## Set task
Repeat exactly the lines running from the first line of the data to the line containing "const xStep = 0.5;", both ends included, and nothing else; drop the pictures.
BEGIN Supplied data
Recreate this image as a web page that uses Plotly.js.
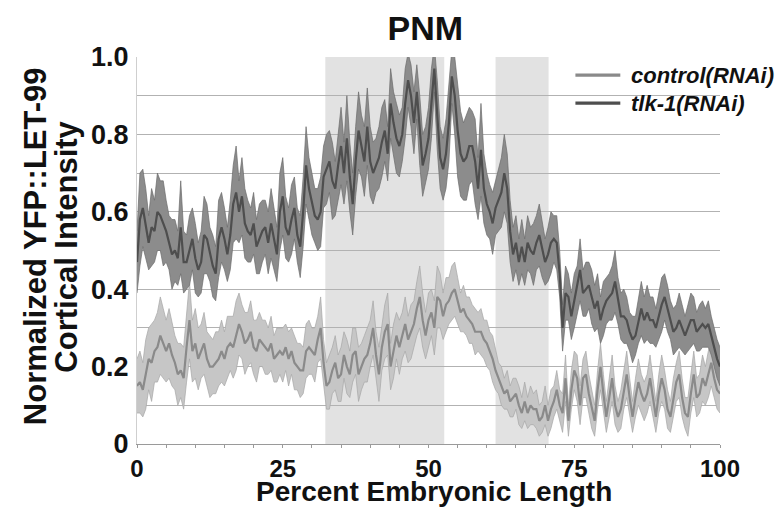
<!DOCTYPE html>
<html>
<head>
<meta charset="utf-8">
<script src="https://cdn.plot.ly/plotly-3.0.1.min.js"></script>
<style>html,body{margin:0;padding:0;background:#fff;}#chart{width:776px;height:526px;}</style>
</head>
<body>
<div id="chart"></div>
<script>
// Percent embryonic length sampled every 0.5 from 0 to 100
const xStart = 0;
const xStep = 0.5;

const tlkMean = [
0.47,0.58,0.61,0.57,0.52,0.56,0.55,0.60,0.59,0.57,
0.55,0.52,0.49,0.50,0.48,0.56,0.47,0.47,0.50,0.53,
0.48,0.45,0.47,0.54,0.53,0.49,0.46,0.44,0.53,0.56,
0.53,0.49,0.54,0.62,0.65,0.60,0.64,0.57,0.55,0.54,
0.57,0.51,0.53,0.55,0.56,0.52,0.57,0.53,0.49,0.60,
0.64,0.56,0.54,0.58,0.61,0.54,0.51,0.60,0.72,0.66,
0.62,0.59,0.58,0.60,0.69,0.71,0.73,0.68,0.66,0.72,
0.77,0.70,0.79,0.69,0.62,0.73,0.81,0.77,0.73,0.82,
0.73,0.70,0.72,0.74,0.78,0.81,0.75,0.88,0.83,0.79,
0.77,0.80,0.88,0.94,0.90,0.83,0.91,0.81,0.72,0.75,
0.79,0.88,0.97,0.85,0.74,0.71,0.75,0.83,0.95,0.90,
0.81,0.75,0.73,0.74,0.77,0.77,0.73,0.66,0.76,0.66,
0.62,0.60,0.57,0.61,0.63,0.65,0.70,0.66,0.55,0.49,
0.52,0.47,0.51,0.47,0.52,0.50,0.49,0.52,0.54,0.50,
0.47,0.49,0.52,0.53,0.52,0.44,0.30,0.39,0.38,0.33,
0.37,0.40,0.45,0.39,0.40,0.41,0.38,0.35,0.37,0.32,
0.35,0.37,0.38,0.39,0.42,0.37,0.33,0.33,0.32,0.29,
0.27,0.28,0.32,0.35,0.32,0.34,0.32,0.32,0.30,0.33,
0.36,0.38,0.35,0.32,0.29,0.30,0.32,0.30,0.28,0.30,
0.32,0.32,0.29,0.30,0.31,0.30,0.31,0.28,0.25,0.22,
0.20];

const tlkErr = [
0.08,0.12,0.10,0.09,0.07,0.10,0.08,0.10,0.09,0.11,
0.08,0.07,0.09,0.08,0.07,0.12,0.08,0.07,0.09,0.08,
0.09,0.07,0.08,0.10,0.09,0.07,0.08,0.07,0.10,0.09,
0.08,0.07,0.09,0.10,0.12,0.08,0.10,0.09,0.08,0.07,
0.08,0.07,0.09,0.08,0.07,0.08,0.09,0.08,0.07,0.10,
0.10,0.08,0.07,0.09,0.08,0.07,0.08,0.09,0.10,0.08,
0.08,0.07,0.08,0.09,0.08,0.09,0.08,0.10,0.07,0.09,
0.10,0.08,0.11,0.09,0.08,0.09,0.10,0.08,0.09,0.10,
0.09,0.08,0.07,0.08,0.09,0.08,0.07,0.09,0.08,0.09,
0.08,0.07,0.09,0.07,0.08,0.08,0.07,0.09,0.08,0.07,
0.08,0.09,0.06,0.09,0.08,0.08,0.09,0.10,0.07,0.10,
0.12,0.11,0.10,0.11,0.10,0.09,0.11,0.08,0.12,0.09,
0.08,0.07,0.08,0.07,0.08,0.09,0.10,0.09,0.08,0.07,
0.07,0.06,0.07,0.06,0.07,0.06,0.08,0.07,0.08,0.07,
0.06,0.07,0.08,0.06,0.07,0.06,0.06,0.07,0.06,0.06,
0.07,0.06,0.08,0.06,0.07,0.06,0.07,0.06,0.07,0.06,
0.07,0.06,0.06,0.07,0.08,0.06,0.06,0.07,0.06,0.05,
0.06,0.05,0.06,0.07,0.06,0.07,0.06,0.06,0.05,0.06,
0.07,0.06,0.06,0.05,0.06,0.06,0.07,0.06,0.05,0.06,
0.07,0.06,0.05,0.06,0.06,0.05,0.06,0.05,0.05,0.05,
0.05];

const ctrlMean = [
0.15,0.16,0.14,0.18,0.22,0.21,0.24,0.25,0.28,0.26,
0.24,0.26,0.23,0.21,0.18,0.19,0.17,0.25,0.32,0.24,
0.26,0.22,0.24,0.26,0.22,0.20,0.20,0.21,0.22,0.24,
0.22,0.25,0.26,0.25,0.28,0.31,0.29,0.26,0.27,0.29,
0.25,0.24,0.27,0.26,0.25,0.24,0.26,0.22,0.23,0.24,
0.23,0.25,0.22,0.24,0.21,0.20,0.19,0.19,0.24,0.25,
0.24,0.23,0.27,0.30,0.21,0.15,0.16,0.19,0.21,0.17,
0.18,0.23,0.20,0.18,0.23,0.24,0.18,0.20,0.22,0.23,
0.26,0.30,0.23,0.18,0.25,0.29,0.31,0.20,0.24,0.28,
0.25,0.28,0.31,0.27,0.29,0.31,0.35,0.38,0.32,0.28,
0.32,0.34,0.30,0.38,0.37,0.33,0.36,0.37,0.39,0.40,
0.37,0.34,0.35,0.33,0.32,0.31,0.29,0.29,0.29,0.27,
0.26,0.24,0.22,0.19,0.17,0.15,0.13,0.14,0.11,0.12,
0.13,0.10,0.08,0.11,0.08,0.10,0.09,0.09,0.06,0.07,
0.10,0.06,0.09,0.11,0.14,0.10,0.08,0.17,0.06,0.14,
0.19,0.17,0.10,0.17,0.18,0.13,0.09,0.06,0.14,0.20,
0.13,0.07,0.12,0.17,0.10,0.07,0.09,0.14,0.18,0.12,
0.07,0.12,0.16,0.13,0.11,0.13,0.17,0.12,0.07,0.13,
0.17,0.14,0.09,0.07,0.12,0.16,0.18,0.12,0.08,0.07,
0.13,0.18,0.12,0.13,0.17,0.15,0.18,0.21,0.17,0.14,
0.13];

const ctrlErr = [
0.07,0.08,0.07,0.09,0.08,0.10,0.08,0.09,0.10,0.09,
0.08,0.09,0.08,0.07,0.08,0.07,0.08,0.09,0.10,0.08,
0.09,0.08,0.07,0.08,0.07,0.08,0.07,0.08,0.07,0.08,
0.07,0.08,0.07,0.08,0.09,0.08,0.07,0.08,0.07,0.08,
0.07,0.08,0.07,0.06,0.07,0.06,0.07,0.06,0.07,0.06,
0.07,0.06,0.07,0.06,0.07,0.06,0.07,0.06,0.07,0.07,
0.06,0.07,0.06,0.08,0.06,0.06,0.07,0.06,0.07,0.06,
0.07,0.06,0.07,0.06,0.07,0.06,0.07,0.06,0.06,0.07,
0.06,0.07,0.06,0.07,0.06,0.07,0.08,0.06,0.07,0.06,
0.07,0.06,0.07,0.06,0.07,0.06,0.07,0.08,0.07,0.06,
0.07,0.06,0.07,0.08,0.07,0.06,0.07,0.06,0.07,0.07,
0.06,0.05,0.06,0.05,0.06,0.05,0.06,0.05,0.06,0.05,
0.06,0.05,0.06,0.05,0.04,0.05,0.04,0.05,0.04,0.05,
0.04,0.05,0.04,0.05,0.04,0.05,0.04,0.05,0.04,0.04,
0.05,0.04,0.05,0.04,0.05,0.04,0.05,0.06,0.04,0.05,
0.05,0.06,0.05,0.05,0.06,0.05,0.05,0.04,0.05,0.06,
0.05,0.04,0.05,0.06,0.05,0.04,0.05,0.05,0.06,0.05,
0.04,0.05,0.06,0.05,0.05,0.05,0.06,0.05,0.04,0.05,
0.06,0.05,0.05,0.04,0.05,0.05,0.06,0.05,0.04,0.05,
0.05,0.06,0.05,0.05,0.06,0.05,0.06,0.06,0.05,0.05,
0.05];

// shaded phase windows (percent embryonic length)
const shadeStart = [32.3, 61.5];
const shadeEnd = [52.7, 70.6];

const xTickVals = [0, 25, 50, 75, 100];
const xTickText = ["0", "25", "50", "75", "100"];
const yTickVals = [0, 0.1, 0.2, 0.3, 0.4, 0.5, 0.6, 0.7, 0.8, 0.9, 1.0];
const yTickText = ["0", "", "0.2", "", "0.4", "", "0.6", "", "0.8", "", "1.0"];

const seriesNames = ["control(RNAi)", "tlk-1(RNAi)"];
const lineColors = ['#8a8a8a', '#4e4e4e'];

const FONT = "Liberation Sans, Arial, Helvetica, sans-serif";

function band(mean, err, sign) { return mean.map((m, i) => m + sign * err[i]); }

function series(mean, err, name, lineColor, fillColor, edgeColor) {
  return [
    {x0: xStart, dx: xStep, y: band(mean, err, -1), type: 'scatter', mode: 'lines',
     line: {color: edgeColor, width: 0.7}, showlegend: false, hoverinfo: 'skip'},
    {x0: xStart, dx: xStep, y: band(mean, err, 1), type: 'scatter', mode: 'lines',
     fill: 'tonexty', fillcolor: fillColor,
     line: {color: edgeColor, width: 0.7}, showlegend: false, hoverinfo: 'skip'},
    {x0: xStart, dx: xStep, y: mean, type: 'scatter', mode: 'lines', name: name,
     line: {color: lineColor, width: 2.2}, showlegend: false}
  ];
}

const traces = [].concat(
  series(ctrlMean, ctrlErr, seriesNames[0], lineColors[0], '#c6c6c6', '#a6a6a6'),
  series(tlkMean, tlkErr, seriesNames[1], lineColors[1], '#8c8c8c', '#6c6c6c')
);

const shapes = shadeStart.map((s, i) => ({
  type: 'rect', xref: 'x', yref: 'y', x0: s, x1: shadeEnd[i], y0: 0, y1: 1,
  fillcolor: '#e2e2e2', line: {width: 0}, layer: 'below'
}));

// legend box (white, covers gridlines) with line samples
const legendRowsY = [0.953, 0.881];
shapes.push({type: 'rect', xref: 'paper', yref: 'paper', x0: 0.744, x1: 1.0, y0: 0.842, y1: 0.99,
             fillcolor: '#fff', line: {width: 0}, layer: 'between'});
seriesNames.forEach((n, i) => {
  shapes.push({type: 'line', xref: 'paper', yref: 'paper', x0: 0.752, x1: 0.829,
               y0: legendRowsY[i], y1: legendRowsY[i], line: {color: lineColors[i], width: 3.2}, layer: 'above'});
});

const annotations = [
  {text: 'Normalized YFP::LET-99', xref: 'paper', yref: 'paper', x: -0.174, y: 0.51,
   xanchor: 'center', yanchor: 'middle', textangle: -90, showarrow: false,
   font: {family: FONT, size: 31, weight: 'bold', color: '#111'}},
  {text: 'Cortical Intensity', xref: 'paper', yref: 'paper', x: -0.12, y: 0.51,
   xanchor: 'center', yanchor: 'middle', textangle: -90, showarrow: false,
   font: {family: FONT, size: 31, weight: 'bold', color: '#111'}},
  {text: 'Percent Embryonic Length', xref: 'paper', yref: 'paper', x: 0.509, y: -0.122,
   xanchor: 'center', yanchor: 'middle', showarrow: false,
   font: {family: FONT, size: 28, weight: 'bold', color: '#111'}}
];
seriesNames.forEach((n, i) => {
  annotations.push({text: n, xref: 'paper', yref: 'paper', x: 0.844, y: legendRowsY[i],
    xanchor: 'left', yanchor: 'middle', showarrow: false,
    font: {family: FONT, size: 22, weight: 'bold', style: 'italic', color: '#111'}});
});

const layout = {
  width: 776, height: 526,
  margin: {l: 137, r: 56, t: 57, b: 82},
  paper_bgcolor: '#fff', plot_bgcolor: 'rgba(0,0,0,0)',
  font: {family: FONT, color: '#111'},
  title: {text: 'PNM', font: {family: FONT, size: 34, weight: 'bold', color: '#111'},
          x: 0.548, xref: 'container', xanchor: 'center', y: 0.947, yref: 'container', yanchor: 'middle'},
  showlegend: false,
  xaxis: {range: [0, 100], tickvals: xTickVals, ticktext: xTickText, automargin: false,
          tickfont: {family: FONT, size: 24, weight: 'bold', color: '#111'},
          showgrid: false, zeroline: false, showline: true, linecolor: '#9a9a9a', linewidth: 1,
          ticks: 'outside', ticklen: 3, tickcolor: '#9a9a9a', ticklabelstandoff: 0,
          minor: {dtick: 5, ticks: 'outside', ticklen: 3, tickcolor: '#9a9a9a', showgrid: false},
          fixedrange: true},
  yaxis: {range: [0, 1], tickvals: yTickVals, ticktext: yTickText, automargin: false,
          tickfont: {family: FONT, size: 27, weight: 'bold', color: '#111'},
          showgrid: true, gridcolor: '#b2b2b2', gridwidth: 1, zeroline: false,
          showline: true, linecolor: '#cfcfcf', linewidth: 1, ticks: '', ticklabelstandoff: 2,
          fixedrange: true},
  shapes: shapes,
  annotations: annotations
};

Plotly.newPlot('chart', traces, layout, {displayModeBar: false, staticPlot: true});
</script>
</body>
</html>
END Supplied data
## Solution for this problem
Recreate this image as a web page that uses Plotly.js.
<!DOCTYPE html>
<html>
<head>
<meta charset="utf-8">
<script src="https://cdn.plot.ly/plotly-3.0.1.min.js"></script>
<style>html,body{margin:0;padding:0;background:#fff;}#chart{width:776px;height:526px;}</style>
</head>
<body>
<div id="chart"></div>
<script>
// Percent embryonic length sampled every 0.5 from 0 to 100
const xStart = 0;
const xStep = 0.5;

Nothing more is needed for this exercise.